Three-dimensional geometry of metamorphic fluid flow during Barrovian regional metamorphism from an inversion of combined petrologic and stable isotopic data

Inverse calculations reveal the three-dimensional geometry of time-integrated fluid flux over a 120 km² area during peak Barrovian regional metamorphism in southeastern Vermont. Prograde changes in whole-rock CO₂, ¹⁸O, and ¹³C and calculated fluid compositions at the peak of metamorphism were inverted assuming tracer mass balance to obtain the time-integrated fluid flux in three dimensions. Peak metamorphic fluid flow was spatially nonuniform with flux magnitudes ranging from ∼0 to 3·10⁵ mol fluid/cm² rock and flux directions ranging from vertical (upward and downward) to horizontal.
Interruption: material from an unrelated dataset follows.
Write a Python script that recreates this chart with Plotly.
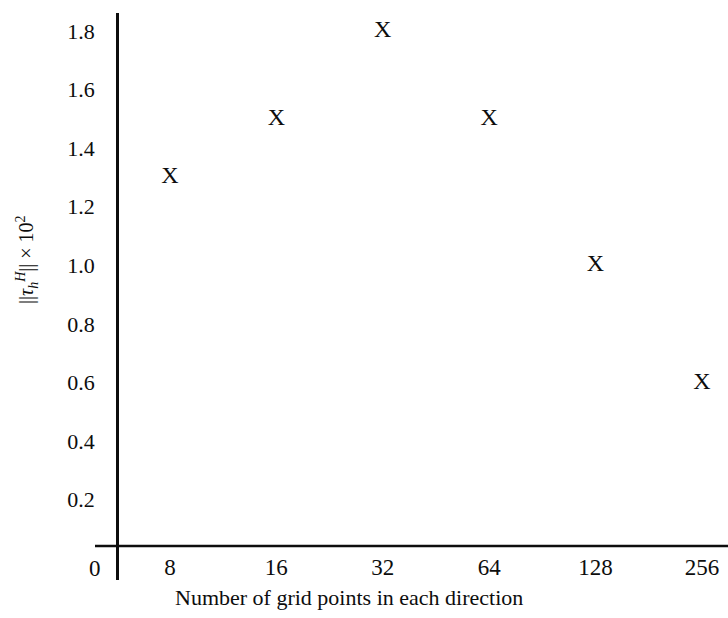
import plotly.graph_objects as go

# Data
grid_points = [8, 16, 32, 64, 128, 256]
grid_pos = [3, 4, 5, 6, 7, 8]          # log2 of grid points (evenly spaced categories)
tau_norm = [1.3, 1.5, 1.8, 1.5, 1.0, 0.6]
y_ticks = [0.2, 0.4, 0.6, 0.8, 1.0, 1.2, 1.4, 1.6, 1.8]
y_tick_text = ["0.2", "0.4", "0.6", "0.8", "1.0", "1.2", "1.4", "1.6", "1.8"]

FONT = "Liberation Serif, Times New Roman, serif"
INK = "#0d0d0d"

W, H = 728, 618
L, T, B = 119, 13, 38
PH = H - T - B   # plot height in px
PW = W - L       # plot width in px

fig = go.Figure()
fig.add_trace(go.Scatter(
    x=grid_pos, y=tau_norm, mode="text", text=["X"] * len(tau_norm),
    textfont=dict(family=FONT, size=24, color=INK),
    textposition="middle center", showlegend=False, hoverinfo="skip",
))

X_AXIS_Y = 0.042
fig.update_layout(
    width=W, height=H,
    margin=dict(l=L, r=0, t=T, b=B),
    paper_bgcolor="white", plot_bgcolor="white",
    xaxis=dict(
        range=[2.521, 8.245], tickvals=grid_pos, ticktext=[str(g) for g in grid_points],
        showgrid=False, zeroline=False, showline=False, ticks="",
        anchor="free", position=0.06, ticklabelstandoff=5,
        tickfont=dict(family=FONT, size=23, color=INK),
    ),
    yaxis=dict(
        range=[-0.074, 1.861], tickvals=y_ticks, ticktext=y_tick_text,
        showgrid=False, zeroline=False, showline=True, linecolor=INK, linewidth=2.5,
        ticks="", ticklabelstandoff=17,
        tickfont=dict(family=FONT, size=22, color=INK),
    ),
    shapes=[dict(type="line", xref="paper", yref="y", x0=-24 / PW, x1=1.0,
                 y0=X_AXIS_Y, y1=X_AXIS_Y, line=dict(color=INK, width=2.5))],
    annotations=[
        dict(text="0", xref="paper", yref="paper", x=(95 - L) / PW, y=(H - B - 568) / PH,
             showarrow=False, font=dict(family=FONT, size=23, color=INK),
             xanchor="center", yanchor="middle"),
        dict(text="Number of grid points in each direction", xref="paper", yref="paper",
             x=(349 - L) / PW, y=(H - B - 598) / PH, showarrow=False,
             font=dict(family=FONT, size=22, color=INK), xanchor="center", yanchor="middle"),
        dict(text="||<i>τ</i><sub><i>h</i></sub><sup><i>H</i></sup>|| × 10<sup>2</sup>",
             xref="paper", yref="paper", x=(27 - L) / PW, y=(H - B - 260) / PH,
             showarrow=False, textangle=-90,
             font=dict(family=FONT, size=20, color=INK), xanchor="center", yanchor="middle"),
    ],
)

fig.write_html(
    "out.html",
    config={"displayModeBar": False},
    post_script="document.body.style.margin='0';document.body.style.overflow='hidden';",
)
Averaged over the entire study area, the magnitude of the time-integrated metamorphic fluid flux vector is ∼3.4·10⁴ mol fluid/cm² rock. The average flux vector trends 45° to the southwest and points upward at 36° from the present horizontal, parallel to formation boundaries on a regional scale. Fluids in the terrain carried ∼3·10³ mol CO₂/cm² rock toward Earth's surface during the peak of metamorphism. Results suggest that local cross-layer transport processes are secondary to terrain-scale metamorphic fluid flow in driving prograde decarbonation reactions. Regional structure exerts a first-order control on the gross geometry of peak metamorphic fluid flow.